Supongo que más de un lector habrá reparado en la referencia ajedrecística que Umberto Eco hace en la introducción de su famoso best seller El nombre de la rosa:
Si nada nuevo hubiese sucedido, todavía seguiría preguntándome por el origen de la historia de Adso de Melk; pero en 1970, en Buenos Aires, curioseando en las mesas de una pequeña librería de viejo en Corrientes, cerca del más famoso Patio del Tango de esa gran arteria, tropecé con la versión castellana de un librito de Milo Temesvar, Del uso de los espejos en el juego del ajedrez, que ya había tenido ocasión de citar (de segunda mano) en mi Apocalípticos e integrados, al referirme a otra obra suya posterior, Los vendedores de apocalipsis. Se trataba de la traducción del original, hoy perdido, en lengua georgiana (Tiflis, 1934); allí encontré, con gran sorpresa, abundantes citas del manuscrito de Adso…
¿Existía Milo Temesvar? El título del libro (sospechoso por lo absurdo) nos remitía a las rocambolescas y alambicadas tesis que los doctorandos de El libro de los abalorios (Hermann Hesse) llevan a cabo en una universidad hiperelitista, como Técnica de la flauta china y el comercio de la sal en la Bolsa de Amberes en el siglo XVII.¿De qué modo pueden intervenir los espejos en el ajedrez? ¿Tal vez era una imagen para referirse a posiciones especulares, es decir, que guardan cierta simetría inversa? ¿O, más bien, al empleo pragmático de reflejos para desestabilizar al contrario, como preconizaban Lucena y Ruy López, en sus recomendaciones para tahúres y ventajistas del tablero.
Una pequeña investigación reveló que, en efecto, Milo Temesvar era una invención literaria de Eco, no menos apócrifo que el Pierre Menard, “inventor del Quijote”, de Borges. Y si no existía el autor, mucho menos podía existir el libro. Era, por tanto, y como cabía imaginar, un libro apócrifo.

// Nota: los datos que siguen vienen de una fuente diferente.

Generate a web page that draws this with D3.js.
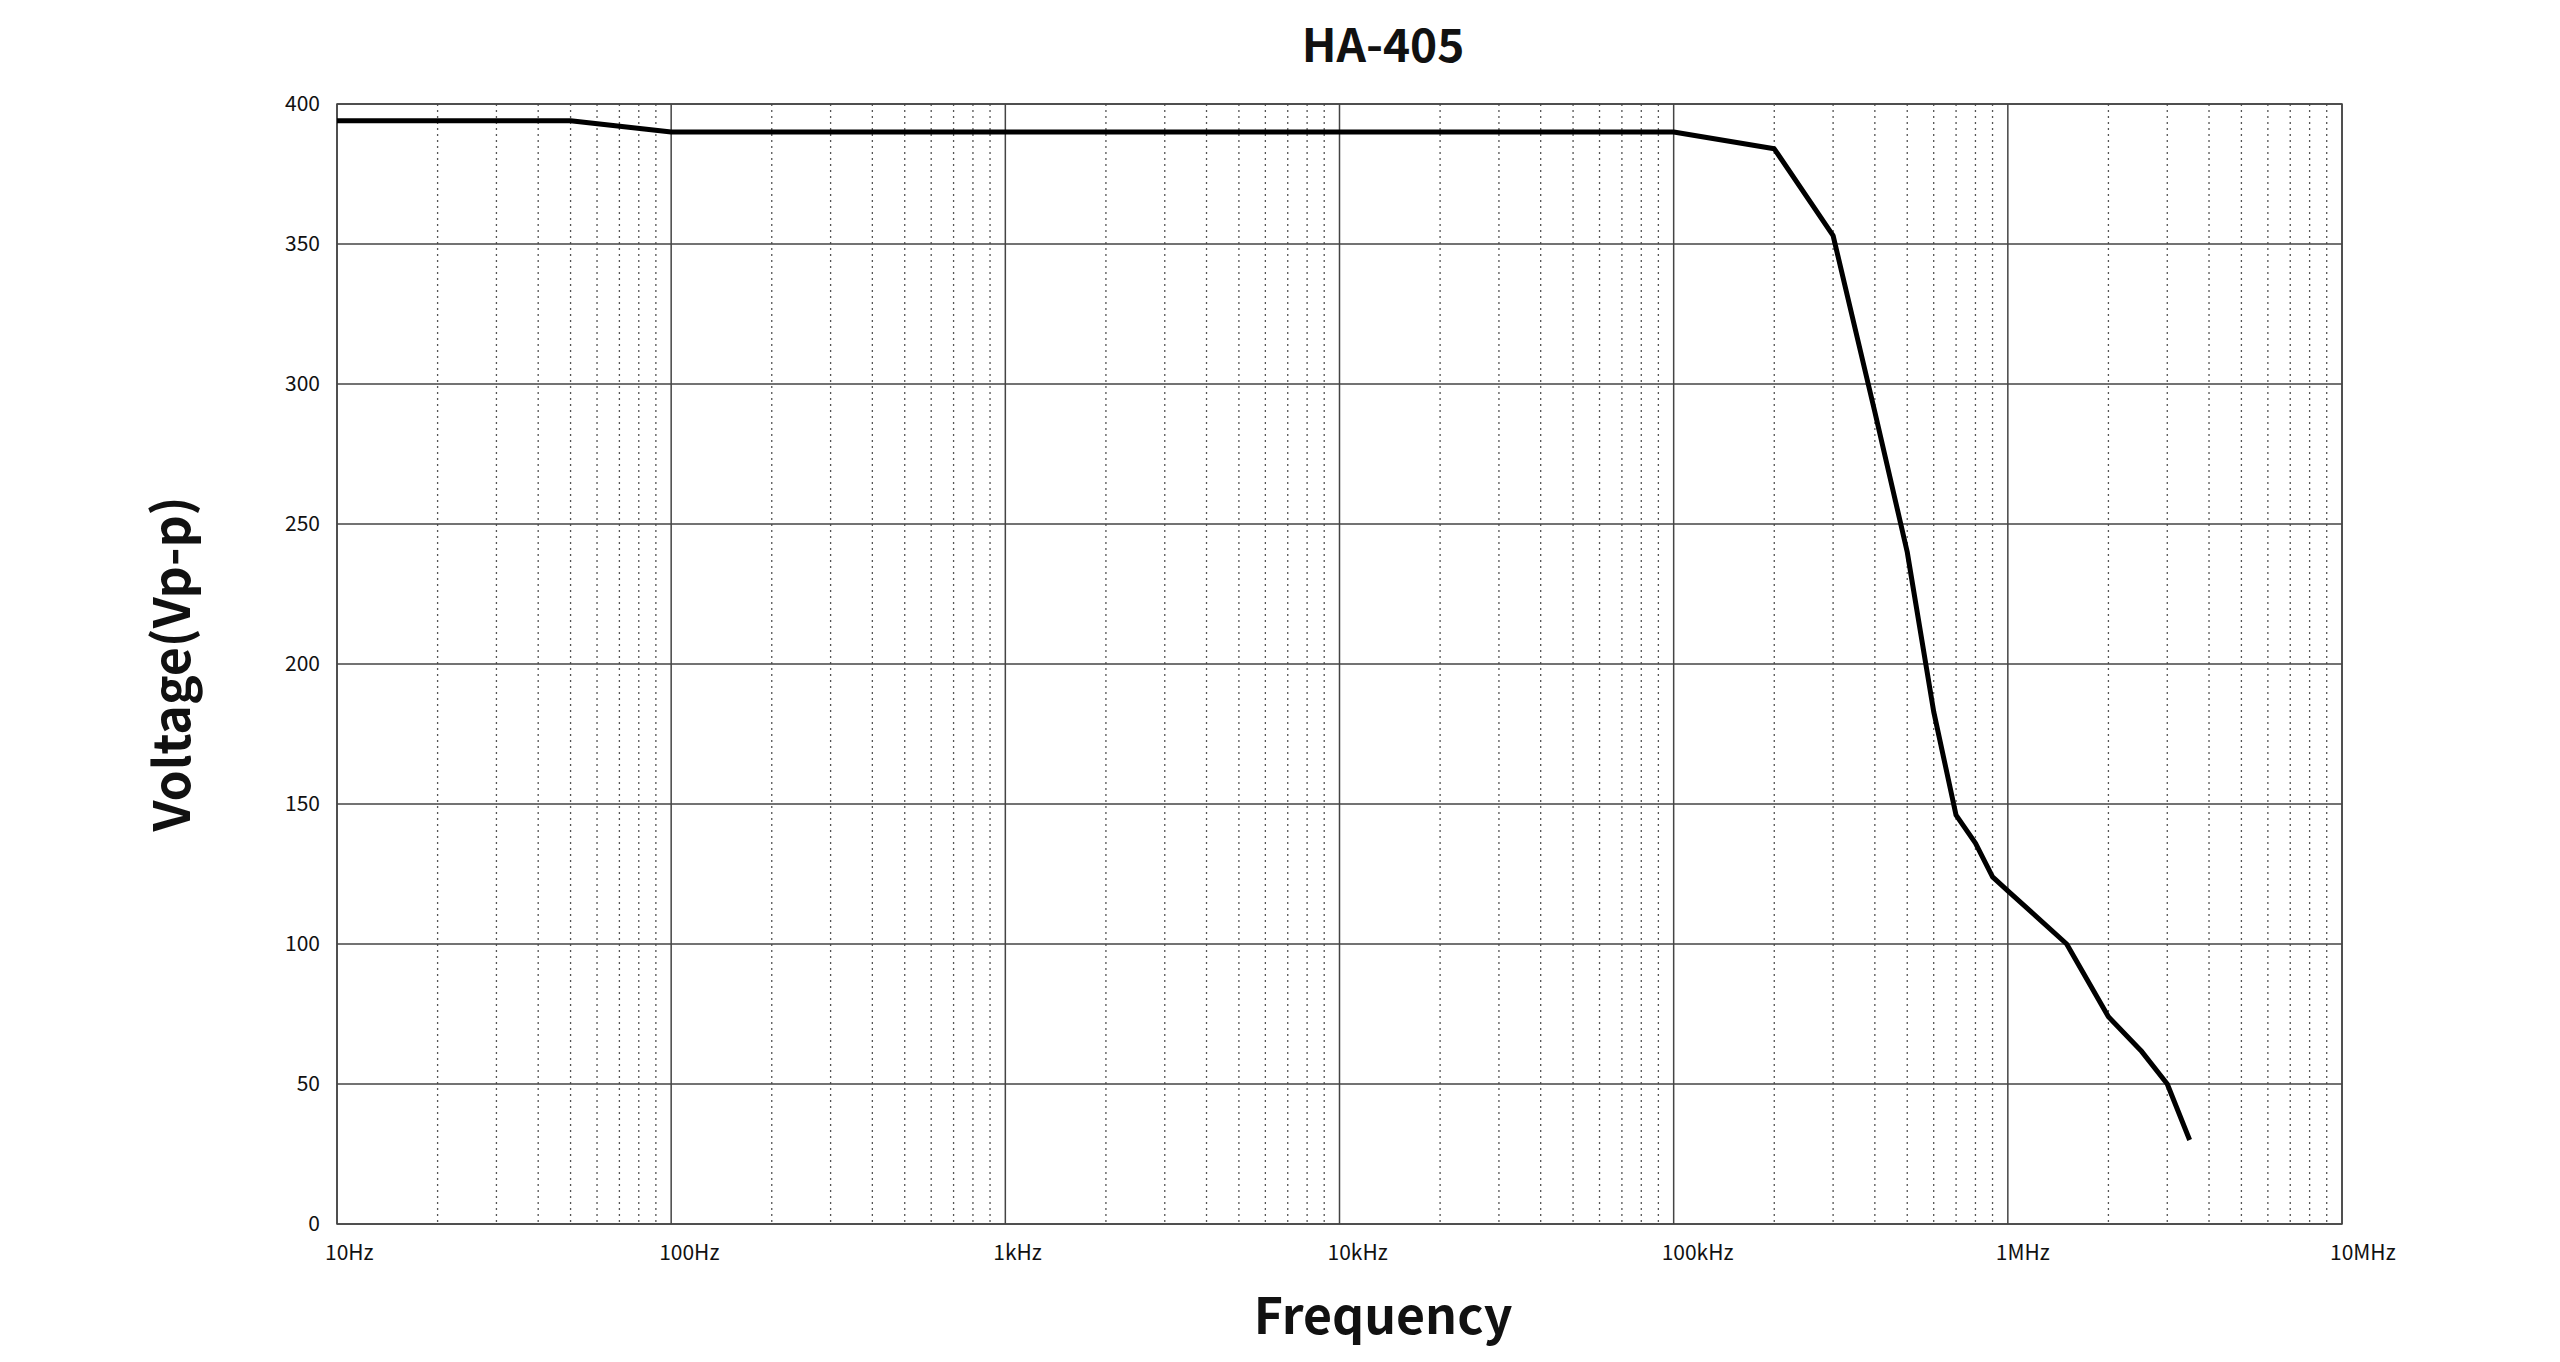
<!DOCTYPE html>
<html>
<head>
<meta charset="utf-8">
<script src="https://cdn.jsdelivr.net/npm/d3@7"></script>
<style>
  body { margin: 0; background: #fff; }
  text { font-family: "Noto Sans CJK KR", "Noto Sans", sans-serif; fill: #111; }
</style>
</head>
<body>
<svg id="chart" width="2560" height="1362"></svg>
<script>
// data
const freqs =   [10, 50, 100, 1e5, 2e5, 3e5, 4e5, 5e5, 6e5, 7e5, 8e5, 9e5, 1e6, 1.5e6, 2e6, 2.5e6, 3e6, 3.5e6];
const voltage = [394, 394, 390, 390, 384, 353, 290, 240, 183, 146, 136, 124, 119, 100, 74, 62, 50, 30];
const majorTicks = [10, 100, 1e3, 1e4, 1e5, 1e6, 1e7];
const majorLabels = ["10Hz", "100Hz", "1kHz", "10kHz", "100kHz", "1MHz", "10MHz"];
const yTicks = [0, 50, 100, 150, 200, 250, 300, 350, 400];

const margin = {left: 337, right: 218, top: 104, bottom: 138};
const width = 2560 - margin.left - margin.right;
const height = 1362 - margin.top - margin.bottom;

const svg = d3.select("#chart");
const g = svg.append("g").attr("transform", `translate(${margin.left},${margin.top})`);

const x = d3.scaleLog().domain([10, 1e7]).range([0, width]);
const y = d3.scaleLinear().domain([0, 400]).range([height, 0]);

// minor grid
const minors = [];
majorTicks.slice(0, -1).forEach(function (d) {
    for (let k = 2; k <= 9; k++) minors.push(d * k);
});
g.selectAll(".minor").data(minors).enter().append("line")
    .attr("x1", d => x(d)).attr("x2", d => x(d))
    .attr("y1", 0).attr("y2", height)
    .attr("stroke", "#555").attr("stroke-width", 1.3)
    .attr("stroke-dasharray", "2,4");

// major grid
g.selectAll(".major").data(majorTicks).enter().append("line")
    .attr("x1", d => x(d)).attr("x2", d => x(d))
    .attr("y1", 0).attr("y2", height)
    .attr("stroke", "#444").attr("stroke-width", 1.5);
g.selectAll(".hgrid").data(yTicks).enter().append("line")
    .attr("x1", 0).attr("x2", width)
    .attr("y1", d => y(d)).attr("y2", d => y(d))
    .attr("stroke", "#444").attr("stroke-width", 1.5);

g.append("rect").attr("width", width).attr("height", height)
    .attr("fill", "none").attr("stroke", "#444").attr("stroke-width", 1.5);

// tick labels
g.selectAll(".xl").data(majorTicks).enter().append("text")
    .attr("x", d => x(d) - 12).attr("y", height + 36)
    .style("font-size", "21px")
    .text((d, i) => majorLabels[i]);
g.selectAll(".yl").data(yTicks).enter().append("text")
    .attr("x", -17).attr("y", d => y(d) + 7)
    .style("text-anchor", "end").style("font-size", "21px")
    .text(d => d);

// series
const pts = freqs.map((f, i) => [f, voltage[i]]);
g.append("path").datum(pts)
    .attr("fill", "none").attr("stroke", "#000").attr("stroke-width", 5)
    .attr("stroke-linejoin", "round")
    .attr("d", d3.line().x(d => x(d[0])).y(d => y(d[1])));

// titles
svg.append("text").attr("x", 1383).attr("y", 62)
    .style("text-anchor", "middle").style("font-weight", "bold").style("font-size", "46px")
    .text("HA-405");
svg.append("text").attr("x", 1383).attr("y", 1334)
    .style("text-anchor", "middle").style("font-weight", "bold").style("font-size", "50px")
    .text("Frequency");
svg.append("text")
    .attr("transform", `translate(190, ${margin.top + height / 2}) rotate(-90)`)
    .style("text-anchor", "middle").style("font-weight", "bold").style("font-size", "50px")
    .text("Voltage(Vp-p)");
</script>
</body>
</html>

El libro ficticio es un elemento más que el escritor incorpora a su obra para añadir misterios y revestirse de autoridad sobre cualquier aspecto de la trama: una forma tramposa, aunque lícita, de llevar al huerto al lector, un ejercicio de demiurgia literaria. La incorporación de libros inexistentes (es decir, que nunca fueron escritos) es casi tan vieja como la misma literatura. Recordemos, por ejemplo, que El Quijote es, “en realidad”, un manuscrito del desconocido autor Cide Hamete Benengeli y aunque el libro, en este caso, sí existe, se falsea la identidad del autor, atribuyéndosele a alguien imaginario.
Un autor ahora de moda, Roberto Bolaño, menciona numerosos libros apócrifos en los suyos, como La rosa interminable o La mujer ciega. Robert Bloch, especialista en el género de intriga (la famosa Psicosis, que llevó al cine Hitchcock, por ejemplo, es obra suya) atribuyó los libros La cripta y El gusano de medianoche a Edgar Allan Poe, que éste nunca escribió.
Algunos autores no sólo hacen referencia a sus imaginarios colegas, sino incluso a la fecha de publicación de tales libros. Así, Jorge Luis Borges, uno de los grandes creadores (y mixtificadores, que se movía en ese terreno como pez en el agua) se refirió, entre otros, a una Historia de un país llamado Uqbar, de Silas Maslam (1874), y también a El espejo secreto, “una comedia freudiana” o El dios del laberinto (1933), o aun April March (1936), todos de Herbert Quain, aclarándonos que este último no significa “Marcha de Abril”, sino, literalmente, Abril Marzo, ¿un nombre propio?
Con todo, no hay libro ficticio más famoso, ni con mayor aura mítica que El Necronomicón, al que casi asusta referirse, por temor a adentrarnos en un territorio que por fuerza debe llevar a algún tipo de infierno, y éste no imaginario. Se atrevió a rescatarlo de la nada el insigne maestro del terror Howard Phillips Lovecraft (1890-1937), mencionándolo en el relato El sabueso y atribuyendo su autoría al árabe Abdul Alhazred, personaje que aparece en otro cuento del mismo autor, La ciudad sin nombre. El Necronomicón es un grimorio o libro mágico que encierra un texto cargado de invocaciones y mensajes indescriptibles y cuyo título, por interpretación etimológica, vendría a significar nada menos que Libro de los muertos. Que el destino nos libre de penetrar en sus arcanos.